Not trolling. I own a PS3 and not an xbox (for the exclusives, mainly). The problem is there whether or not you want to acknowledge it. The PS3 simply has less RAM than a good calculator, these days. That causes problems in a game like Skyrim.
It's got the same amount of RAM as any 360, it's just split into two, faster memory pools (system memory, being XDR RAM clocked at 3.2 GHz, is inherently faster while the video RAM is the same, but being separated as such generally helps... use is more specialized), instead (GPU can access the system memory, but not the other way around, yet it is faster with its XDR system RAM, especially)... and consoles are set, fixed, non-variable machines... they're consoles. You just don't release software for a console it's not well centered to... there's no excuse for that. The PS3's RAM is not the problem. You cannot blame a console (note: standard, non-variable piece of fixed hardware and a closed programming environment) when the developers fail to realize the basic tenets of console development... it's set, it cannot be changed, and it either gets software well-designed for it or not.
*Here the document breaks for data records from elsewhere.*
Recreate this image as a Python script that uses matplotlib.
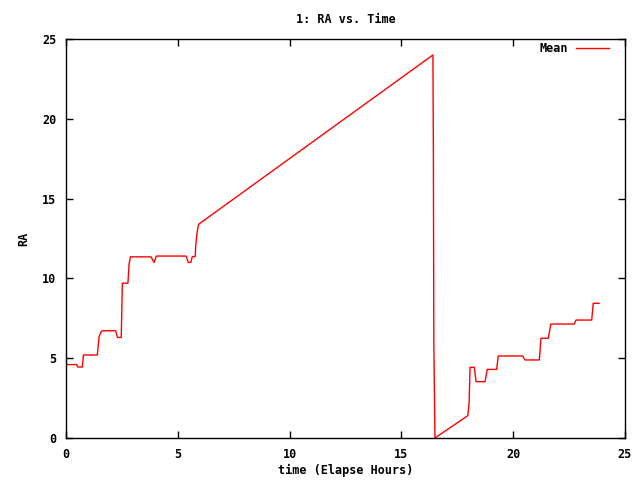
import matplotlib
matplotlib.use("Agg")
from matplotlib import pyplot as plt

# elapsed hours / RA
hours = [0.0, 0.02, 0.48, 0.52, 0.73, 0.78, 1.40, 1.48, 1.55, 1.61, 2.22, 2.30,
         2.47, 2.52, 2.77, 2.82, 2.88, 3.80, 3.94, 4.04, 5.37, 5.47, 5.58, 5.65,
         5.78, 5.80, 5.86, 5.93, 16.41, 16.43, 16.45, 16.50, 17.97, 18.03, 18.07,
         18.26, 18.34, 18.74, 18.84, 19.26, 19.33, 20.42, 20.53, 21.17, 21.24,
         21.57, 21.68, 22.73, 22.81, 23.51, 23.58, 23.84]
ra = [6.4, 4.6, 4.6, 4.45, 4.45, 5.2, 5.2, 6.35, 6.6, 6.72, 6.72, 6.3,
      6.3, 9.7, 9.7, 10.9, 11.35, 11.35, 11.0, 11.4, 11.4, 11.0, 11.0, 11.37,
      11.37, 12.0, 12.85, 13.39, 24.0, 18.0, 6.0, 0.0, 1.40, 2.2, 4.43,
      4.43, 3.53, 3.53, 4.3, 4.3, 5.14, 5.14, 4.89, 4.89, 6.25,
      6.25, 7.14, 7.14, 7.39, 7.39, 8.44, 8.44]

xticks = [0, 5, 10, 15, 20, 25]
yticks = [0, 5, 10, 15, 20, 25]

def main():
    plt.rcParams['font.family'] = ['DejaVu Sans Mono']
    plt.rcParams['font.size'] = 8.5
    plt.rcParams['font.weight'] = 'bold'

    fig = plt.figure(figsize=(6.4, 4.8), dpi=100)
    ax = fig.add_axes([66/640, 42/480, (625-66)/640, (438-39)/480])

    ax.plot(hours, ra, color='#ff0000', linewidth=1, label='Mean')

    ax.set_xlim(0, 25)
    ax.set_ylim(0, 25)
    ax.set_xticks(xticks)
    ax.set_yticks(yticks)
    ax.tick_params(direction='in', top=True, right=True, length=5, width=1,
                   pad=7, labelsize=8.5)
    for s in ax.spines.values():
        s.set_linewidth(1)

    ax.set_title("1: RA vs. Time", fontsize=8.5, fontweight='bold', y=1.05,
                 va='center', pad=0)
    ax.set_xlabel("time (Elapse Hours)", fontsize=8.5, fontweight='bold')
    ax.xaxis.set_label_coords(0.5, -0.082)
    ax.xaxis.label.set_va('center')
    ax.set_ylabel("RA", fontsize=8.5, fontweight='bold')
    ax.yaxis.set_label_coords(-0.075, 0.5)
    ax.yaxis.label.set_va('center')

    leg = ax.legend(loc='upper right', frameon=False, markerfirst=False,
                    handlelength=2.8, handletextpad=0.7, borderpad=0,
                    borderaxespad=0,
                    bbox_to_anchor=((609-66)/559, (438-42)/399))
    leg.get_texts()[0].set_fontweight('bold')

    fig.savefig("out.png", dpi=100)

if __name__ == '__main__':
    main()
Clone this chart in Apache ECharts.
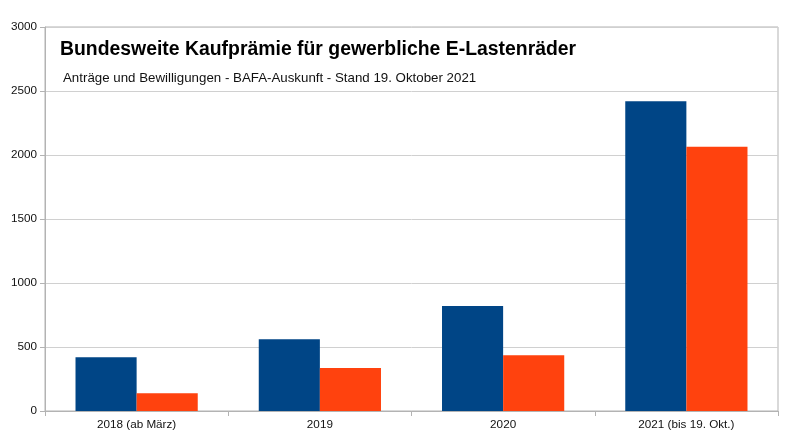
<!DOCTYPE html>
<html>
<head>
<meta charset="utf-8">
<script src="https://cdn.jsdelivr.net/npm/echarts@6/dist/echarts.min.js"></script>
<style>html,body{margin:0;padding:0;background:#fff}#c{width:790px;height:443px}</style>
</head>
<body>
<div id="c"></div>
<script>
var categories = ['2018 (ab März)', '2019', '2020', '2021 (bis 19. Okt.)'];
var antraege = [420, 560, 820, 2420];
var bewilligungen = [138, 336, 435, 2065];
var yTicks = [0, 500, 1000, 1500, 2000, 2500, 3000];

var chart = echarts.init(document.getElementById('c'));
chart.setOption({
  animation: false,
  textStyle: { fontFamily: 'Liberation Sans' },
  title: [{
    text: 'Bundesweite Kaufprämie für gewerbliche E-Lastenräder',
    left: 55, top: 35, padding: 5,
    textStyle: { fontFamily: 'Liberation Sans', fontSize: 19.4, fontWeight: 'bold', color: '#000' }
  }, {
    text: 'Anträge und Bewilligungen - BAFA-Auskunft - Stand 19. Oktober 2021',
    left: 58, top: 67, padding: 5,
    textStyle: { fontFamily: 'Liberation Sans', fontSize: 13.3, fontWeight: 'normal', color: '#111' }
  }],
  grid: { left: 45, right: 12, top: 27, bottom: 32, show: true, borderColor: '#b3b3b3', borderWidth: 1 },
  xAxis: {
    type: 'category', data: categories,
    axisLine: { lineStyle: { color: '#b3b3b3' } },
    axisTick: { show: true, length: 5, lineStyle: { color: '#b3b3b3' } },
    axisLabel: { color: '#111', fontSize: 11.7, margin: 8, fontFamily: 'Liberation Sans' }
  },
  yAxis: {
    type: 'value', min: yTicks[0], max: yTicks[yTicks.length - 1], interval: 500,
    axisLine: { show: true, lineStyle: { color: '#b3b3b3' } },
    axisTick: { show: true, length: 5, lineStyle: { color: '#b3b3b3' } },
    splitLine: { lineStyle: { color: '#d0d0d0' } },
    axisLabel: { color: '#111', fontSize: 11.7, margin: 8, fontFamily: 'Liberation Sans', formatter: function (v) { return String(v); } }
  },
  series: [
    { type: 'bar', name: 'Anträge', data: antraege, itemStyle: { color: '#004586' }, barGap: '0%', barCategoryGap: '33.3%' },
    { type: 'bar', name: 'Bewilligungen', data: bewilligungen, itemStyle: { color: '#ff420e' }, barGap: '0%', barCategoryGap: '33.3%' }
  ]
});
</script>
</body>
</html>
If the PS3 were incapable of running Skyrim, which it is not, it should not have had Skyrim.
In the current condition of unoptimized, poorly-ported rubbish, it still should not have had Skyrim, but to blame this on the PS3, the set, closed, fixed programming environment of a game console, is ludicrous and a fatal flaw in consumer logic that would be the death of any and all unique facets of console gaming should developers be allowed to take such a stance. The PS3 is not a less capable platform than the 360 by any means, it simply has a more rigid RAM architecture and a generally completely different API, coding language, and hardware architecture that any console developer should take into account... and most have with Bethesda being a piss-poor, appalling exception. It's not the PS3's fault if developers tried to force their lovingly-crafted 360-based coding onto a completely separate architecture... not an inferior architecture, a separate architecture.